Terkait KPP HAM Timor Timur, tekanan keras dari sejumlah kalangan menerjang. Kantor Komnas HAM beberapa kali didemo. Mereka berkumpul di depan pintu masuk sambil membawa aneka spanduk yang bertuliskan antara lain soal tudingan antek asing dan sogokan dolar dari luar negeri.
Hasil kerja KPP HAM Timor Timur diumumkan di pengujung Januari 2000. KPP HAM menemukan sejumlah bukti pelanggaran HAM berat. Juga menyebut indikasi penghancuran yang terencana dan sistematis. Pelanggaran itu berupa pembunuhan massal, penyiksaan, penganiayaan, penghilangan paksa, kekerasan terhadap perempuan dan anak, sampai pembumihangusan.
Sejumlah nama pejabat sipil dan militer yang diduga terkait dengan tragedi itu disebut pula. Salah satunya adalah Jenderal Wiranto, yang pada pasca-referendum adalah Panglima TNI.
Dari Swiss, di sela-sela kegiatan Forum Ekonomi Dunia, Presiden Abdurrahman Wahid atau Gus Dur menyatakan akan memberhentikan Wiranto sebagai Menko Polkam—jabatan yang diembannya saat hasil kerja KPP HAM disampaikan.
Seiring waktu, friksi internal Komnas HAM tak terhindarkan. Saat itu, orang luar menyebut ada faksi Djoko Soegianto (Ketua) dan faksi Asmara Nababan (Sekjen). Ada tiga perkara yang susah dicari titik temunya. Pertama, soal landasan hukum. Kedua, soal rencana PNS-isasi pegawai Komnas HAM. Ketiga, soal penanganan kasus.
Para staf pun terdampak. Sebagian dari mereka mengadu ke DPR. Publik kemudian tahu bahwa ada persoalan di lembaga tersebut. Pada 2002, Asmara terbebas dari semua itu ketika tak lagi di Komnas HAM.

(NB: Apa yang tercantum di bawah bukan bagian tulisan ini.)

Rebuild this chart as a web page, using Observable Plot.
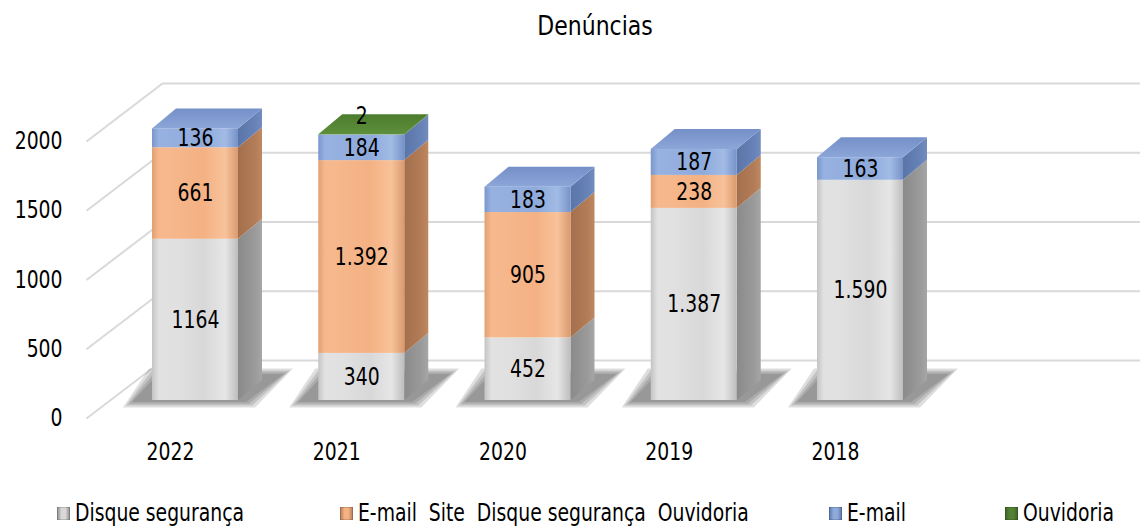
<!DOCTYPE html>
<html>
<head>
<meta charset="utf-8">
<script src="https://cdn.jsdelivr.net/npm/d3@7"></script>
<script src="https://cdn.jsdelivr.net/npm/@observablehq/plot@0.6"></script>
<style>
  html, body { margin: 0; padding: 0; background: #fff; }
  body { width: 1140px; height: 529px; position: relative; overflow: hidden;
         font-family: "Liberation Sans Narrow", "DejaVu Sans Condensed", "Arial Narrow", sans-serif; color: #000; }
  #title { position: absolute; top: 11px; left: 595px; transform: translateX(-50%) scaleX(0.94); font-size: 26px; white-space: nowrap; }
  #chart { position: absolute; top: 55px; left: 0; }
  .leg { position: absolute; top: 499px; height: 28px; display: flex; align-items: center; white-space: pre; }
  .leg span { display: inline-block; font-size: 24px; transform: scaleX(0.87); transform-origin: left center; }
  .sw { width: 13px; height: 13px; margin-right: 5px; flex: none; }
</style>
</head>
<body>
<svg width="0" height="0" style="position:absolute">
  <defs>
    <linearGradient id="fGray" x1="0" x2="1" y1="0" y2="0">
      <stop offset="0" stop-color="#c4c4c4"/><stop offset="0.08" stop-color="#e2e2e2"/><stop offset="0.3" stop-color="#e0e0e0"/><stop offset="0.6" stop-color="#d8d8d8"/><stop offset="0.85" stop-color="#e6e6e6"/><stop offset="1" stop-color="#bdbdbd"/>
    </linearGradient>
    <linearGradient id="fOrange" x1="0" x2="1" y1="0" y2="0">
      <stop offset="0" stop-color="#e29f72"/><stop offset="0.08" stop-color="#f6b98d"/><stop offset="0.3" stop-color="#f5b68a"/><stop offset="0.6" stop-color="#f4b183"/><stop offset="0.85" stop-color="#f8c29a"/><stop offset="1" stop-color="#d99a6e"/>
    </linearGradient>
    <linearGradient id="fBlue" x1="0" x2="1" y1="0" y2="0">
      <stop offset="0" stop-color="#7a96cc"/><stop offset="0.08" stop-color="#97b1e0"/><stop offset="0.3" stop-color="#94afdf"/><stop offset="0.6" stop-color="#8eaadb"/><stop offset="0.85" stop-color="#a2bbe5"/><stop offset="1" stop-color="#7792c8"/>
    </linearGradient>
    <linearGradient id="fGreen" x1="0" x2="1" y1="0" y2="0">
      <stop offset="0" stop-color="#4a7a2f"/><stop offset="0.5" stop-color="#5f9240"/><stop offset="1" stop-color="#4f8033"/>
    </linearGradient>
    <linearGradient id="sGray" x1="0" x2="1" y1="0" y2="0">
      <stop offset="0" stop-color="#8a8a8a"/><stop offset="0.7" stop-color="#9a9a9a"/><stop offset="1" stop-color="#a6a6a6"/>
    </linearGradient>
    <linearGradient id="sOrange" x1="0" x2="1" y1="0" y2="0">
      <stop offset="0" stop-color="#a46f4c"/><stop offset="0.7" stop-color="#b27c57"/><stop offset="1" stop-color="#bf8860"/>
    </linearGradient>
    <linearGradient id="sBlue" x1="0" x2="1" y1="0" y2="0">
      <stop offset="0" stop-color="#5a75a8"/><stop offset="0.7" stop-color="#6782b6"/><stop offset="1" stop-color="#728cc0"/>
    </linearGradient>
    <linearGradient id="sGreen" x1="0" x2="1" y1="0" y2="0">
      <stop offset="0" stop-color="#3b6324"/><stop offset="1" stop-color="#4a7530"/>
    </linearGradient>
    <linearGradient id="tGray" x1="0" x2="0" y1="1" y2="0">
      <stop offset="0" stop-color="#d0d0d0"/><stop offset="1" stop-color="#b8b8b8"/>
    </linearGradient>
    <linearGradient id="tOrange" x1="0" x2="0" y1="1" y2="0">
      <stop offset="0" stop-color="#eaa878"/><stop offset="1" stop-color="#d59464"/>
    </linearGradient>
    <linearGradient id="tBlue" x1="0" x2="0" y1="1" y2="0">
      <stop offset="0" stop-color="#8ca6d8"/><stop offset="1" stop-color="#7590c8"/>
    </linearGradient>
    <linearGradient id="tGreen" x1="0" x2="0" y1="1" y2="0">
      <stop offset="0" stop-color="#5d8f3c"/><stop offset="1" stop-color="#4c7d2e"/>
    </linearGradient>
  </defs>
</svg>
<div id="title">Denúncias</div>
<div id="chart"></div>
<div id="legend"></div>
<script>
// ---- data ----
const years = ["2022", "2021", "2020", "2019", "2018"];
const seriesNames = ["Disque segurança", "E-mail  Site  Disque segurança  Ouvidoria", "E-mail", "Ouvidoria"];
const disqueSeguranca = [1164, 340, 452, 1387, 1590];
const emailSiteDisqueOuvidoria = [661, 1392, 905, 238, 0];
const emailValues = [136, 184, 183, 187, 163];
const ouvidoriaValues = [0, 2, 0, 0, 0];
const disqueLabels = ["1164", "340", "452", "1.387", "1.590"];
const emailSiteLabels = ["661", "1.392", "905", "238", ""];
const emailLabels = ["136", "184", "183", "187", "163"];
const ouvidoriaLabels = ["", "2", "", "", ""];
const yTicks = [0, 500, 1000, 1500, 2000];

// ---- styling ----
const keys = ["Gray", "Orange", "Blue", "Green"];
const seriesValues = [disqueSeguranca, emailSiteDisqueOuvidoria, emailValues, ouvidoriaValues];
const seriesLabels = [disqueLabels, emailSiteLabels, emailLabels, ouvidoriaLabels];
const pxPerUnit = 277 / 2000;        // y pixels per value unit
const u = p => p / pxPerUnit;         // pixel offset -> value units
const xUnit = 166.25;                 // pixels per category
const px = p => p / xUnit;            // pixel offset -> category units
const hw = px(43);                    // half front width
const dd = px(24);                    // depth in x
const dv = u(20);                     // depth in y (value units)
const font = '"Liberation Sans Narrow", "DejaVu Sans Condensed", "Arial Narrow", sans-serif';
const FS = 24;

// ---- build segments ----
const segs = [];
years.forEach((yr, i) => {
  let acc = 0;
  seriesValues.forEach((vals, s) => {
    const v = vals[i];
    if (v > 0) {
      segs.push({i, s, yr, lo: acc, hi: acc + v, label: seriesLabels[s][i], id: yr + "-" + s});
      acc += v;
    }
  });
});
const tops = years.map((yr, i) => {
  const own = segs.filter(d => d.i === i);
  return own[own.length - 1];
});
const sidePts = segs.flatMap(d => [
  {id: d.id, s: d.s, x: d.i + hw, y1: d.lo, y2: d.hi},
  {id: d.id, s: d.s, x: d.i + hw + dd, y1: d.lo + dv, y2: d.hi + dv}
]);
const topPts = tops.flatMap(d => [
  {id: d.id, s: d.s, y: d.hi, x1: d.i - hw, x2: d.i + hw},
  {id: d.id, s: d.s, y: d.hi + dv, x1: d.i - hw + dd, x2: d.i + hw + dd}
]);
// soft floor shadow: a few nested footprints (feathered edge)
const shadowSpread = [9, 6, 3, 0];
const shadowMarks = shadowSpread.map(e => {
  const pts = years.flatMap((yr, i) => [
    {id: yr, y: u(-2 - e * 0.6), x1: i - hw - px(20 + e), x2: i + hw + px(8 + e)},
    {id: yr, y: u(26 + e * 0.6), x1: i - hw + px(6 - e), x2: i + hw + px(46 + e)}
  ]);
  return Plot.areaX(pts, {y: "y", x1: "x1", x2: "x2", z: "id", fill: "#3c3c3c", fillOpacity: 0.17});
});

const gridL = px(86 - 195), gridB = px(162 - 195), gridR = px(1145 - 195);

const chart = Plot.plot({
  width: 1140,
  height: 434,
  margin: 0,
  x: {domain: [0, 5], range: [195, 195 + 5 * xUnit], axis: null},
  y: {domain: [0, 2000], range: [345, 345 - 277], axis: null},
  color: {type: "identity"},
  style: {fontFamily: font, background: "transparent", overflow: "visible"},
  marks: [
    // back wall gridlines
    Plot.ruleY(yTicks, {y: d => d + u(40), x1: gridB, x2: gridR, stroke: "#d9d9d9", strokeWidth: 2}),
    // side wall gridlines
    Plot.link(yTicks, {x1: gridL, y1: d => d - u(18), x2: gridB, y2: d => d + u(40), stroke: "#d9d9d9", strokeWidth: 2}),
    // y tick labels
    Plot.text(yTicks, {x: px(62 - 195), y: d => d - u(18), text: d => String(d), textAnchor: "end", fontSize: FS, fill: "#000"}),
    // shadows
    ...shadowMarks,
    // side faces
    Plot.areaY(sidePts, {x: "x", y1: "y1", y2: "y2", z: "id", fill: d => `url(#s${keys[d.s]})`}),
    // top faces
    Plot.areaX(topPts, {y: "y", x1: "x1", x2: "x2", z: "id", fill: d => `url(#t${keys[d.s]})`}),
    // front faces
    Plot.rect(segs, {x1: d => d.i - hw, x2: d => d.i + hw, y1: "lo", y2: "hi", fill: d => `url(#f${keys[d.s]})`}),
    // value labels
    Plot.text(segs.filter(d => d.s < 3), {x: "i", y: d => (d.lo + d.hi) / 2, text: "label", fontSize: FS, fill: "#000"}),
    Plot.text(segs.filter(d => d.s === 3), {x: "i", y: "hi", dy: -19, text: "label", fontSize: FS, fill: "#000"}),
    // year labels
    Plot.text(years, {x: (d, i) => i, y: 0, dx: -25, dy: 52, text: d => d, fontSize: FS, fill: "#000"})
  ]
});
document.getElementById("chart").appendChild(chart);

// narrow the glyphs to match the condensed face of the reference
chart.querySelectorAll("text").forEach(t => {
  const tr = t.getAttribute("transform");
  if (tr) t.setAttribute("transform", tr + " scale(0.87,1)");
  else {
    const x = t.getAttribute("x") || 0, y = t.getAttribute("y") || 0;
    t.removeAttribute("x"); t.removeAttribute("y");
    t.setAttribute("transform", `translate(${x},${y}) scale(0.87,1)`);
  }
});

// ---- legend ----
const legendPos = [57, 340, 829, 1005];
const swBase = ["#d9d9d9", "#f4b183", "#8eaadb", "#548235"];
const swDark = ["#8a8a8a", "#b07a55", "#5a75a8", "#3b6324"];
const legend = document.getElementById("legend");
seriesNames.forEach((name, s) => {
  const item = document.createElement("div");
  item.className = "leg";
  item.style.left = legendPos[s] + "px";
  const sw = document.createElement("div");
  sw.className = "sw";
  sw.style.background = `linear-gradient(90deg, ${swDark[s]} 0%, ${swBase[s]} 35%, ${swBase[s]} 65%, ${swDark[s]} 100%)`;
  sw.style.boxShadow = "inset 0 0 0 1px rgba(0,0,0,0.15)";
  const t = document.createElement("span");
  t.textContent = name;
  item.appendChild(sw);
  item.appendChild(t);
  legend.appendChild(item);
});
</script>
</body>
</html>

Kelar pengabdian di Komnas HAM, ia ikut mendirikan lembaga riset dan advokasi isu-isu demokrasi, Demos, bersama sejumlah aktivis lain seperti Munir dan Th Sumartana.

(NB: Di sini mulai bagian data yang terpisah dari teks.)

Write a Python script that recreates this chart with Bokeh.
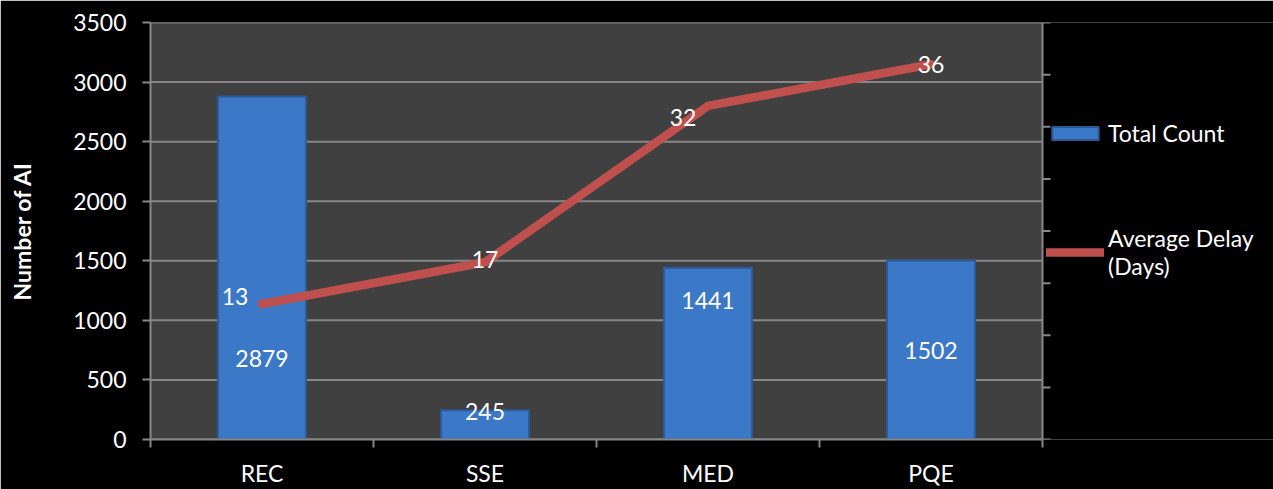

Pada 2010, Asmara dianugerahi Yap Thiam Hien Award. Konsistensi dalam memperjuangkan dan menegakkan HAM menjadi alasan juri untuk memberikan penghargaan.
"Asmara mewakili sebagian karakter Yap Thiam Hien. Dia pejuang HAM yang konsisten, tidak mencari pujian dan penghargaan, bekerja tanpa berteriak," ujar Ketua Penyelenggara Yap Thiam Hien Award, Todung Mulya Lubis.
Kira-kira sebulan sebelumnya, pada 28 Oktober 2010, Asmara meninggal dunia saat menjalani perawatan di Tiongkok.